[BEGIN]
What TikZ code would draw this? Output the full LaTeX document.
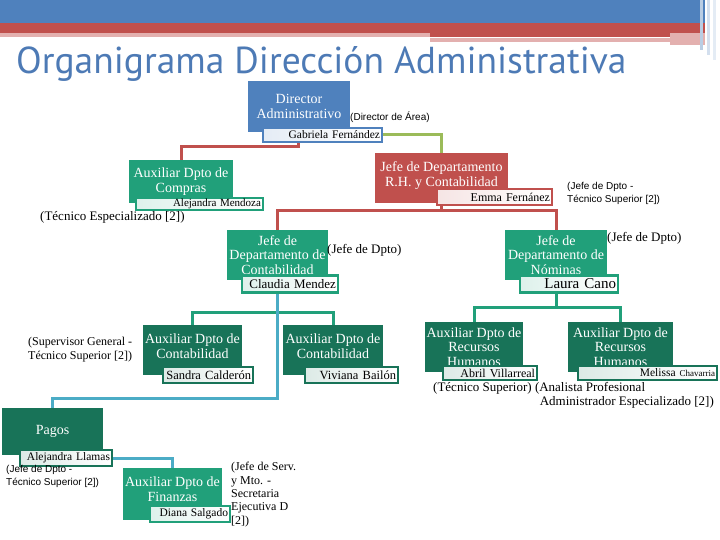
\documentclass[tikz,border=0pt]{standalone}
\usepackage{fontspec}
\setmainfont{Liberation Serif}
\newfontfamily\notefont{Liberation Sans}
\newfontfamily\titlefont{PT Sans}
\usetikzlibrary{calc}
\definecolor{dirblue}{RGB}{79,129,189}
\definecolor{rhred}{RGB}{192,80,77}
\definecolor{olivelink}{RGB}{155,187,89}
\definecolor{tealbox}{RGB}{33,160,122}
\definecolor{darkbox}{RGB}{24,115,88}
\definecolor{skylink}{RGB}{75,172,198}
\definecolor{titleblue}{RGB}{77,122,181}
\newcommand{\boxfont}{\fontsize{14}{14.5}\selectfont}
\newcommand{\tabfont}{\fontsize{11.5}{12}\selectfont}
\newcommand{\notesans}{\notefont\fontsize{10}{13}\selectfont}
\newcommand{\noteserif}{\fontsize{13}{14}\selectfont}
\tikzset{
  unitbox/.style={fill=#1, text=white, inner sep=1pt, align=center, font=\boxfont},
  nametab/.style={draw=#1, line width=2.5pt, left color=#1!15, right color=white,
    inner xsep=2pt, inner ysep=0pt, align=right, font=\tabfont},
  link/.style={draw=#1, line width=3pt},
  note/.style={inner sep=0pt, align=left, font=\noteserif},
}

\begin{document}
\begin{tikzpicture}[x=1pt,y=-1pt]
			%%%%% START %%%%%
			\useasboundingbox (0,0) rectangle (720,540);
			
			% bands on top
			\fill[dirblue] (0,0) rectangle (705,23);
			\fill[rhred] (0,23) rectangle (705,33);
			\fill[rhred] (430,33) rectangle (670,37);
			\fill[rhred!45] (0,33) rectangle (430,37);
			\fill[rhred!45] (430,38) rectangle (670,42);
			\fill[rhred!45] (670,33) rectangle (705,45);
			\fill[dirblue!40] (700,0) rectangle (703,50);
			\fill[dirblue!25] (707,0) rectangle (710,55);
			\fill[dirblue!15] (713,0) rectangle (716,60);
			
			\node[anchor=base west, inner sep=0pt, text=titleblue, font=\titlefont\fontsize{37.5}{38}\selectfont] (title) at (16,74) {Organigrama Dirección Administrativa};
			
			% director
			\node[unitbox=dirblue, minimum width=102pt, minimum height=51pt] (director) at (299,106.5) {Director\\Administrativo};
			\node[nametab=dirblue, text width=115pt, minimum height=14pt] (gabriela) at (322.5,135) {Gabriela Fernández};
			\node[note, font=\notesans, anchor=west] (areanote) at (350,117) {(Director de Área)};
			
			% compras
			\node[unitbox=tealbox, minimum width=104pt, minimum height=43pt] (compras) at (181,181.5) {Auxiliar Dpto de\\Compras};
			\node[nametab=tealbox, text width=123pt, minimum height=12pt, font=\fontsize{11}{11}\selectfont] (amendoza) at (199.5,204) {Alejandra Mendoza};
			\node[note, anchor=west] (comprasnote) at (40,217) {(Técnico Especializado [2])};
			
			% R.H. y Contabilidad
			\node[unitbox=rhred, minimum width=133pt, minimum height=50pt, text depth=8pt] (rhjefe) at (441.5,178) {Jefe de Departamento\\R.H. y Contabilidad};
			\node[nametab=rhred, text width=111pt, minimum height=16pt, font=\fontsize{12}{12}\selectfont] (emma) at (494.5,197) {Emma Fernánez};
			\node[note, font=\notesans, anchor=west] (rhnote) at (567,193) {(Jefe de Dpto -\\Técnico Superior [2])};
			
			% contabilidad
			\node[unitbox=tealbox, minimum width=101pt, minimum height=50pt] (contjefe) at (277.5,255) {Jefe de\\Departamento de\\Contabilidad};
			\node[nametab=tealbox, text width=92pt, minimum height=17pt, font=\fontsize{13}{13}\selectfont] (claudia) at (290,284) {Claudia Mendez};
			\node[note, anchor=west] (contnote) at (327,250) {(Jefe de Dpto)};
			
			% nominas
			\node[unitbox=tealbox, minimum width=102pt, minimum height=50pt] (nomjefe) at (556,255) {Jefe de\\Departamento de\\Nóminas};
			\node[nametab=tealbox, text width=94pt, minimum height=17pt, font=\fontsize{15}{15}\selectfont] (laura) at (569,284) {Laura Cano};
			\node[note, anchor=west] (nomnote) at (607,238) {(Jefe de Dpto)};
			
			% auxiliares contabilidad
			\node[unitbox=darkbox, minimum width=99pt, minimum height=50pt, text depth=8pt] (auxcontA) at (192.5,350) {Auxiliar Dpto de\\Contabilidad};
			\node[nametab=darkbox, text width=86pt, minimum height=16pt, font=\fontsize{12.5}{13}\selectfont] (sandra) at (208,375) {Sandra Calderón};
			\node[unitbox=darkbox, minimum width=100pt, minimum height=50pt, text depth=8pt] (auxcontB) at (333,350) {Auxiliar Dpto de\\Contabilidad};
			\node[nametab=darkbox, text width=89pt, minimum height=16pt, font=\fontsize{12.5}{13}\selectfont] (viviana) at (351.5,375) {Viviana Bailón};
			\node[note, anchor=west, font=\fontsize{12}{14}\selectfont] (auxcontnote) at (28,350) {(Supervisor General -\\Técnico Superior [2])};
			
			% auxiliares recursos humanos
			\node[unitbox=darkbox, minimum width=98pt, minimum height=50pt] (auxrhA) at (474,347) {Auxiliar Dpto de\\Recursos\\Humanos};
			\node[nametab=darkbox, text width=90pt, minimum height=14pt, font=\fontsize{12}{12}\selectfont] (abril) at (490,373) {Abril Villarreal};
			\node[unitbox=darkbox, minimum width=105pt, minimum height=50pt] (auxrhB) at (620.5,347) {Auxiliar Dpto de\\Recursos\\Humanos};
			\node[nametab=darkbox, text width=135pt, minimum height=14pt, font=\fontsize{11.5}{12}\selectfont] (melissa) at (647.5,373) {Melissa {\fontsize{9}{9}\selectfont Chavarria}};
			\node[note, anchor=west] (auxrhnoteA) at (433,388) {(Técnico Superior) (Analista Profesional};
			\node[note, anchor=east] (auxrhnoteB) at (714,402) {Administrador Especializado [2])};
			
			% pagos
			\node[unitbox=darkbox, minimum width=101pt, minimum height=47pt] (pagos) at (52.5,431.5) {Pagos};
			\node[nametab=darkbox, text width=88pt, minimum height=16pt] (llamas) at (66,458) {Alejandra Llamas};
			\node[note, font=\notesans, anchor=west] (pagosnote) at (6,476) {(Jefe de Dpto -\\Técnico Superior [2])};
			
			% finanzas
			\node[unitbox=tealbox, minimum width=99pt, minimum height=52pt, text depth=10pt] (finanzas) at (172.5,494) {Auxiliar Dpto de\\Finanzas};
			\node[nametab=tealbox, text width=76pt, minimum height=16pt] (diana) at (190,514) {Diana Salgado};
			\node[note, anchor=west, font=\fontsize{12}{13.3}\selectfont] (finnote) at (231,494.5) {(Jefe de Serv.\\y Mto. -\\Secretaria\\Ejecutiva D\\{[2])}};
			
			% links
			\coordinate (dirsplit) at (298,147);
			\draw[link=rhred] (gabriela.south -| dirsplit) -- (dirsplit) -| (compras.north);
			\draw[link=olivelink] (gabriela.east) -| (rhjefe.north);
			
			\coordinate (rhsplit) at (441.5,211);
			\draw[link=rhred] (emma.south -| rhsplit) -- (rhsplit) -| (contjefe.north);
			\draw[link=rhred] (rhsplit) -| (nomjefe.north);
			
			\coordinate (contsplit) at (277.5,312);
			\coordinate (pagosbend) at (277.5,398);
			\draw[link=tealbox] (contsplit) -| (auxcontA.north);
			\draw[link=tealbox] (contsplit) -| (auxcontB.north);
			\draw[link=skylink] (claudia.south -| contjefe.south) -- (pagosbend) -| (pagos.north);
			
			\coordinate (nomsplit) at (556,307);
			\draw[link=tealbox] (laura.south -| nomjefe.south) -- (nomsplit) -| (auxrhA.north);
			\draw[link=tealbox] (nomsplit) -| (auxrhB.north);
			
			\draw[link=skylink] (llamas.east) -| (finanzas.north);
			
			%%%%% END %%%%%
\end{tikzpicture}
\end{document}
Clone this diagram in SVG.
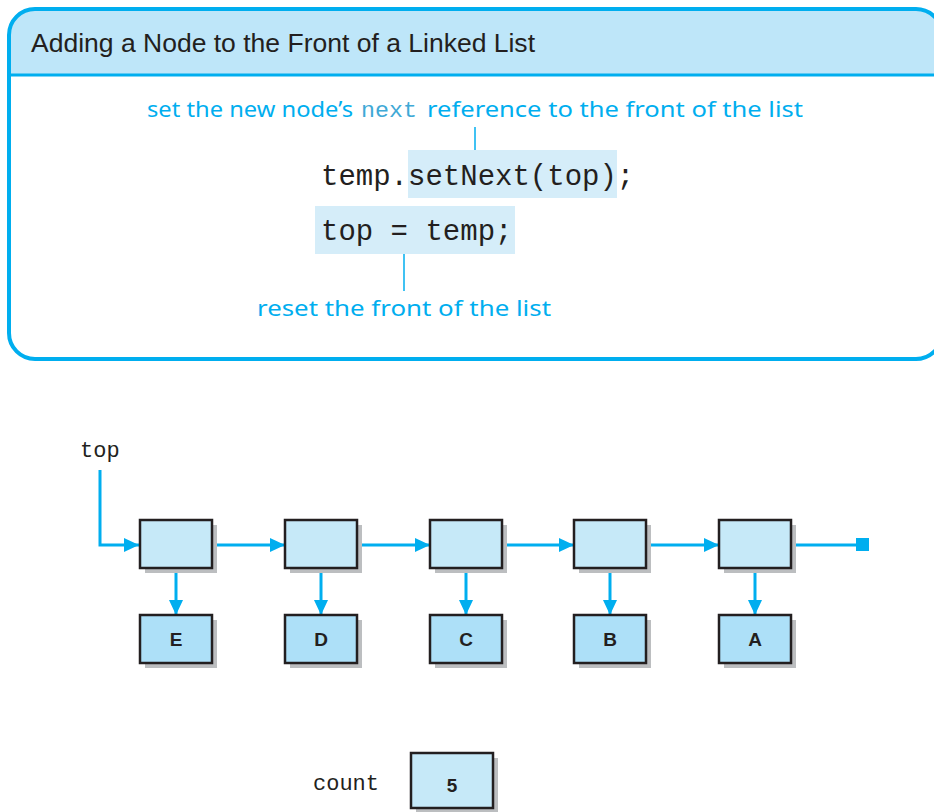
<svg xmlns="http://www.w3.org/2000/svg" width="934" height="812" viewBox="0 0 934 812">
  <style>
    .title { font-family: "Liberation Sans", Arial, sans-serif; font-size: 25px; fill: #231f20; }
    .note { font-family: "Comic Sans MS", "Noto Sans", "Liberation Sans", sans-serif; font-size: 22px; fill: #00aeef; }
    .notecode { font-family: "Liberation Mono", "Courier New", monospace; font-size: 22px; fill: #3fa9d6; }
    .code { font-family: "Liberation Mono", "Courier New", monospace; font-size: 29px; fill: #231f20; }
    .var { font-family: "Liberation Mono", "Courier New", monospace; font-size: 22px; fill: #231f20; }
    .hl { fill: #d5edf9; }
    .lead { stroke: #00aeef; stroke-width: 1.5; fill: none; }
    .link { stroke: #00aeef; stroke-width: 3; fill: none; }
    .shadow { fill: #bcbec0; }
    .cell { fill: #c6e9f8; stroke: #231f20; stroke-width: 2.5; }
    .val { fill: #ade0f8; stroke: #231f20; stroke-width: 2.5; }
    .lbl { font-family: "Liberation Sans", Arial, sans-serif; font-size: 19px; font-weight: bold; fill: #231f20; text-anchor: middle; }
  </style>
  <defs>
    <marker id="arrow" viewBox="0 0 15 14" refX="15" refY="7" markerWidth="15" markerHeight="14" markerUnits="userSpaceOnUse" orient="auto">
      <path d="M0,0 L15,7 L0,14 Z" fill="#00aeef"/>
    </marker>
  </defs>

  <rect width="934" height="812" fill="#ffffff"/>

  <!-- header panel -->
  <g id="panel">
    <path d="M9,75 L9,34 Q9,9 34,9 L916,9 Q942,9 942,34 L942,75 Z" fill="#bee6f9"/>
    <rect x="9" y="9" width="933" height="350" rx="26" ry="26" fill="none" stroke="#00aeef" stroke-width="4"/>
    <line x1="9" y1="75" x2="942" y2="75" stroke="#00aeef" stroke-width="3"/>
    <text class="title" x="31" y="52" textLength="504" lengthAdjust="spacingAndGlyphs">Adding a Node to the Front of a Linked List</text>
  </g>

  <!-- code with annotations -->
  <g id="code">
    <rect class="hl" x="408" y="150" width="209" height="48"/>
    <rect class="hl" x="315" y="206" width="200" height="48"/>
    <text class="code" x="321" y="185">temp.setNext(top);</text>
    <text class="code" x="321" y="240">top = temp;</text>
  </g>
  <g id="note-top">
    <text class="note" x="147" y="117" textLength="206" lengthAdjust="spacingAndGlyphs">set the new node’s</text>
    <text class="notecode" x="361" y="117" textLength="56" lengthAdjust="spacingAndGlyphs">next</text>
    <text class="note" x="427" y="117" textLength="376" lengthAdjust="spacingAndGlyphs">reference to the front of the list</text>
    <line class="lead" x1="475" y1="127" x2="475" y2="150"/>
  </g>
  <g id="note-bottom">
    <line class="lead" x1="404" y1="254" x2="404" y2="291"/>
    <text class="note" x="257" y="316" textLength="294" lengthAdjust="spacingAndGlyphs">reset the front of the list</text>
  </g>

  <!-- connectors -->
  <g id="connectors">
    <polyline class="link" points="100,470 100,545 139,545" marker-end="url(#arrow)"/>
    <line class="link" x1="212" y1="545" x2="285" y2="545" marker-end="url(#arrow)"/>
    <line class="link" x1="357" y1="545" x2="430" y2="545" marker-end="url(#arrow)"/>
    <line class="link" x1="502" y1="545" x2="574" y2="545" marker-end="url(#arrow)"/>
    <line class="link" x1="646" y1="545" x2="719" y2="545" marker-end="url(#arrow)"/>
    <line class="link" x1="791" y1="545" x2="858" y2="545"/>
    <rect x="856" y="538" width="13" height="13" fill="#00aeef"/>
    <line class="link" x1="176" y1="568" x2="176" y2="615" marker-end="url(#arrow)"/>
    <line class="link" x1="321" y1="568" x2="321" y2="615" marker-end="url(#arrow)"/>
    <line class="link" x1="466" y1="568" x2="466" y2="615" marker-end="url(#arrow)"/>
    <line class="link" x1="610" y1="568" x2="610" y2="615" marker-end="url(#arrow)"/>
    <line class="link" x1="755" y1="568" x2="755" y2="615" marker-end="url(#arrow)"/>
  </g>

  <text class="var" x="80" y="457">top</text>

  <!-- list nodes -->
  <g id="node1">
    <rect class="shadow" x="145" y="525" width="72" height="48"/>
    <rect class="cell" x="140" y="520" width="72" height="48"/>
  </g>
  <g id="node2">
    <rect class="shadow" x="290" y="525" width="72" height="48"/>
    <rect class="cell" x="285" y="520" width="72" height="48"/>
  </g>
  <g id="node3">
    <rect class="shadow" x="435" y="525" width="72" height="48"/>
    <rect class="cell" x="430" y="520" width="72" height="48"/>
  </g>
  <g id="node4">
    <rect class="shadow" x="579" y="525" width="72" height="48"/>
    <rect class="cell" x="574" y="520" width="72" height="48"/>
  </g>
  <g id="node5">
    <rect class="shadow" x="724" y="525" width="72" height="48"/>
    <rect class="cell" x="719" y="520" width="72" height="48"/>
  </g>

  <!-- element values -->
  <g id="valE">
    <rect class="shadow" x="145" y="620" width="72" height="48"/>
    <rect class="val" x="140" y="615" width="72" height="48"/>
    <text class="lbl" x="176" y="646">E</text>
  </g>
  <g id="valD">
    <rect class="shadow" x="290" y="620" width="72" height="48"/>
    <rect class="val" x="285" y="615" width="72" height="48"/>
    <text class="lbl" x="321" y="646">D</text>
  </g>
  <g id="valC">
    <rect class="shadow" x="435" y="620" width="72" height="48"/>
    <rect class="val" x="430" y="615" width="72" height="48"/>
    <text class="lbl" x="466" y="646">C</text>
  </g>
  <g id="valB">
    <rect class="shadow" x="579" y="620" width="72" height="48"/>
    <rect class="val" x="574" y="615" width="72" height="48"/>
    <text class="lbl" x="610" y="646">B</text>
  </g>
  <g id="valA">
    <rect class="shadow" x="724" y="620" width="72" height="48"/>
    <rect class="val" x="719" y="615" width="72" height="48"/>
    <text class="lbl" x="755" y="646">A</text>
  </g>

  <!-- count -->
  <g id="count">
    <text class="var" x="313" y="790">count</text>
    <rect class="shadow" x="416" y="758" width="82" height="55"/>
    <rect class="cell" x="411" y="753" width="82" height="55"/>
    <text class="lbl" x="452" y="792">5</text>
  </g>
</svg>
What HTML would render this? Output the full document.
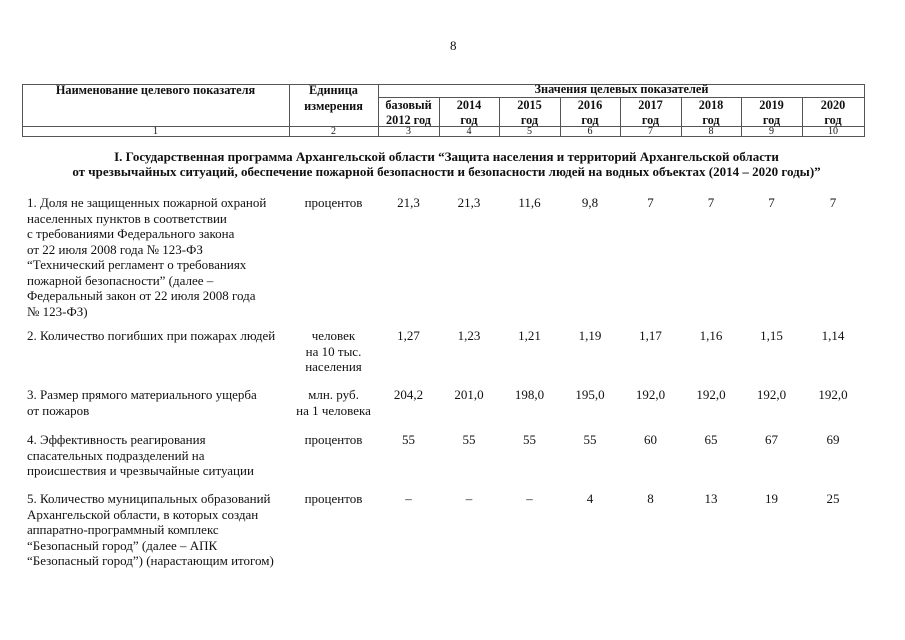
[END]
• _Instructions to follow_: Copy every line of the records above that holds the word "What".

• _Exercise result_:
What TikZ code would draw this? Output the full LaTeX document.
What HTML would render this? Output the full document.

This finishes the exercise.